| Recorded information |
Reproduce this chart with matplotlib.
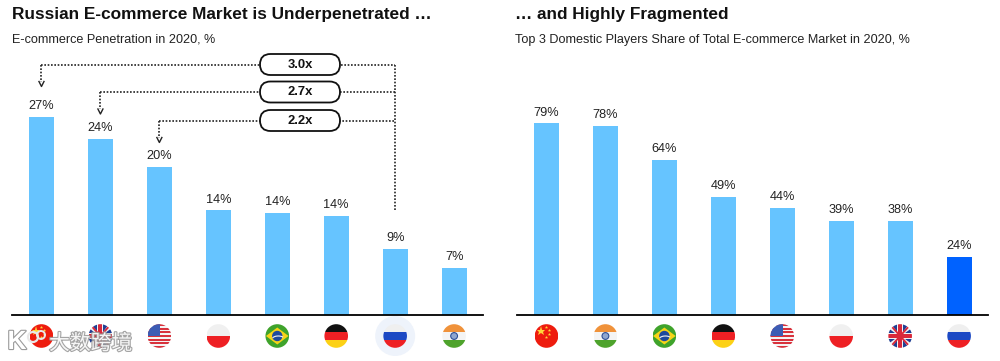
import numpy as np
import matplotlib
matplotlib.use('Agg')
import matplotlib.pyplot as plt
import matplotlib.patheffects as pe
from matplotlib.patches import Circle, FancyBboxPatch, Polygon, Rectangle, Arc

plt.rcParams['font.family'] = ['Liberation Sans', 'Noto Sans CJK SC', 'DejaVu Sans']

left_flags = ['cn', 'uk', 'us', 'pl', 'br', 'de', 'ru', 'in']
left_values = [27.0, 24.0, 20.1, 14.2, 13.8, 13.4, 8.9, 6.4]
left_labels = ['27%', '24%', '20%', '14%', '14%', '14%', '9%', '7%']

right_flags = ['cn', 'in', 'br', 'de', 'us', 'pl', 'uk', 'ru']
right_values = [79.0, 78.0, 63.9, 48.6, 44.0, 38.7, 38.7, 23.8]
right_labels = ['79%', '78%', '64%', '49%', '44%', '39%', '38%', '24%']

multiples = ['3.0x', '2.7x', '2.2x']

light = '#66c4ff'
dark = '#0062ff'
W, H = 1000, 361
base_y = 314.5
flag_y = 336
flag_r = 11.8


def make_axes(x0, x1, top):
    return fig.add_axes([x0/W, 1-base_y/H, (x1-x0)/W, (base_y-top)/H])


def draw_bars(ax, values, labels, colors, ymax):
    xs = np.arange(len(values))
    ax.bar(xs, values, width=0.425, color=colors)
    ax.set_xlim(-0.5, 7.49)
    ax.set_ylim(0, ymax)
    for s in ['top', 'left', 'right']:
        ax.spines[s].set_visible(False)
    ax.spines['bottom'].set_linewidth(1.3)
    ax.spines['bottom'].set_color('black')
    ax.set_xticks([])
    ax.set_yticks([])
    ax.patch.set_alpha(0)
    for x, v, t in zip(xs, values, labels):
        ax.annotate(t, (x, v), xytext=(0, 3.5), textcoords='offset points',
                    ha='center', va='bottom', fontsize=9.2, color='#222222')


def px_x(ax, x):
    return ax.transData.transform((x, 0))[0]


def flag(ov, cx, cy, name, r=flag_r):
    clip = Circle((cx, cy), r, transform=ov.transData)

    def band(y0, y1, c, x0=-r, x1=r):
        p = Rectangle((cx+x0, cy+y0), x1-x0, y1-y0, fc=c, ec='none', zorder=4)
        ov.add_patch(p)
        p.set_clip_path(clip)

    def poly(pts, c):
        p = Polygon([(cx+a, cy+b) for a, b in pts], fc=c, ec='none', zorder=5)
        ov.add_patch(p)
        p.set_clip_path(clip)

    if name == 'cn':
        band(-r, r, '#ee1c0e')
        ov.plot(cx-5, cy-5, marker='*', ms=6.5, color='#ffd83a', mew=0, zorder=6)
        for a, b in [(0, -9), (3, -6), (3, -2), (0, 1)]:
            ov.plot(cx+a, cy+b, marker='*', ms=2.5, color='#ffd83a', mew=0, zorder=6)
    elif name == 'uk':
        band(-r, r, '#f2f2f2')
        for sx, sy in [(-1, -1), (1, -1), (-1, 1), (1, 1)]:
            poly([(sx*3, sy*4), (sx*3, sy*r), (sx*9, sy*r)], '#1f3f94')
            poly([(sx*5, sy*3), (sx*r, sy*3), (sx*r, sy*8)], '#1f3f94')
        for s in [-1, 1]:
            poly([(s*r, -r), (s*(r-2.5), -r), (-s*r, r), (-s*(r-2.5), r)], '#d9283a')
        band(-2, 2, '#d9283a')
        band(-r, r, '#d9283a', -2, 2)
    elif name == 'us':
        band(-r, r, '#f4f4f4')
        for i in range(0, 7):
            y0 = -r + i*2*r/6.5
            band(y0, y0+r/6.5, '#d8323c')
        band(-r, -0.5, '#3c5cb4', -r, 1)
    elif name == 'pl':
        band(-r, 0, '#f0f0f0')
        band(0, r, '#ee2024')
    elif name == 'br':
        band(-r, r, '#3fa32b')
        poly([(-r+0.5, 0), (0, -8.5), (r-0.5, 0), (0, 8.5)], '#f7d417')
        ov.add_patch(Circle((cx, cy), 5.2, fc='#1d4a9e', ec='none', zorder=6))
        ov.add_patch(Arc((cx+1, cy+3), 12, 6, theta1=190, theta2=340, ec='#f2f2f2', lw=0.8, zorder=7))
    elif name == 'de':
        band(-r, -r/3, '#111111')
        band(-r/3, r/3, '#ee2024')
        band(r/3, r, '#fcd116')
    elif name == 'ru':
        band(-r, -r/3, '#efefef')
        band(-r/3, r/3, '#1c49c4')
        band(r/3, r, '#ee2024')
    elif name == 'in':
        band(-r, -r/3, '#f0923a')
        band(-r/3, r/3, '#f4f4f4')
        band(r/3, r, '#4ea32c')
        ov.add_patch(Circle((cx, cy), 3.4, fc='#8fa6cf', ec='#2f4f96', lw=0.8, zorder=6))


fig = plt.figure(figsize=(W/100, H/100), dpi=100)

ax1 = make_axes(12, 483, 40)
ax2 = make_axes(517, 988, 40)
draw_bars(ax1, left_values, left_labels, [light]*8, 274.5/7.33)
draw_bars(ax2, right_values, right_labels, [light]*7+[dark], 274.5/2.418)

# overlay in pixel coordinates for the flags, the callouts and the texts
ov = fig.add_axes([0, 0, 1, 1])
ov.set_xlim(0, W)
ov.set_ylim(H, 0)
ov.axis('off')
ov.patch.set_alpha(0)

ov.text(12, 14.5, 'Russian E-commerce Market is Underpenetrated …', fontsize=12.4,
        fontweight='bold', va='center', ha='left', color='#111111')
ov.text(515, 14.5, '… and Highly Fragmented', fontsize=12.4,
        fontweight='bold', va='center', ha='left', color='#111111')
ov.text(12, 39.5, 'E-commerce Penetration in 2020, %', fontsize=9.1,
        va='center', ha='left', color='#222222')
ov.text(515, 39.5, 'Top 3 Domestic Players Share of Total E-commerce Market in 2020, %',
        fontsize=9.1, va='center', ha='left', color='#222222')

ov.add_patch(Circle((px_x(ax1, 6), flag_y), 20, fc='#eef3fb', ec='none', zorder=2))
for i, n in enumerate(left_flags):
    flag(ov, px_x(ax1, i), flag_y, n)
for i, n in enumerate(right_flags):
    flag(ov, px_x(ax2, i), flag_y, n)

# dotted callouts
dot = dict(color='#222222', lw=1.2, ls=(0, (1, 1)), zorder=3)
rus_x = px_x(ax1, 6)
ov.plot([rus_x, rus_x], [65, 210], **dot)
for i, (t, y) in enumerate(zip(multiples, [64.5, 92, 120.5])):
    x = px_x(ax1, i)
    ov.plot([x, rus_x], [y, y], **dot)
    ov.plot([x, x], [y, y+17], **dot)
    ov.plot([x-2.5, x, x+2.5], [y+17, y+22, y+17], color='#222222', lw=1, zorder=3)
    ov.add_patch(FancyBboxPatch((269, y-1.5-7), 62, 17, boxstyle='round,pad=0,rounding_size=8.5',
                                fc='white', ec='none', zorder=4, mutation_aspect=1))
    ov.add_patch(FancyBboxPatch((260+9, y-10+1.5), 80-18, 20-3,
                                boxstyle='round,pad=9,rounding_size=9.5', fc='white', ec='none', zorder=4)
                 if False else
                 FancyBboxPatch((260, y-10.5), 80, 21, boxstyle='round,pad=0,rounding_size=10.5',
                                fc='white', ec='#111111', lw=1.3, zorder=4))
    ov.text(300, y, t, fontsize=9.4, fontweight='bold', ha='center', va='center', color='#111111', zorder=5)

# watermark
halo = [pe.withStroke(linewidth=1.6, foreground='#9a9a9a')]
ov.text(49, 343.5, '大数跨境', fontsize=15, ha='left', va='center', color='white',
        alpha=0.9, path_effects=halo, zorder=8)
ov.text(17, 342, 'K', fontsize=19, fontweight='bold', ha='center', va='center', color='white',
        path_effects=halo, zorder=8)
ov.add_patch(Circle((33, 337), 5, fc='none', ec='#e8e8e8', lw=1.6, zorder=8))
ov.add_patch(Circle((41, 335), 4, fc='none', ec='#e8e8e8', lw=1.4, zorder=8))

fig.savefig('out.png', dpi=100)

| The request |
Begin at the top of the material above and output each line exactly, stopping after the line that holds "plt.rcParams['font.family'] = ['Liberation". Leave out pictures.

| Final result |
Reproduce this chart with matplotlib.
import numpy as np
import matplotlib
matplotlib.use('Agg')
import matplotlib.pyplot as plt
import matplotlib.patheffects as pe
from matplotlib.patches import Circle, FancyBboxPatch, Polygon, Rectangle, Arc

plt.rcParams['font.family'] = ['Liberation Sans', 'Noto Sans CJK SC', 'DejaVu Sans']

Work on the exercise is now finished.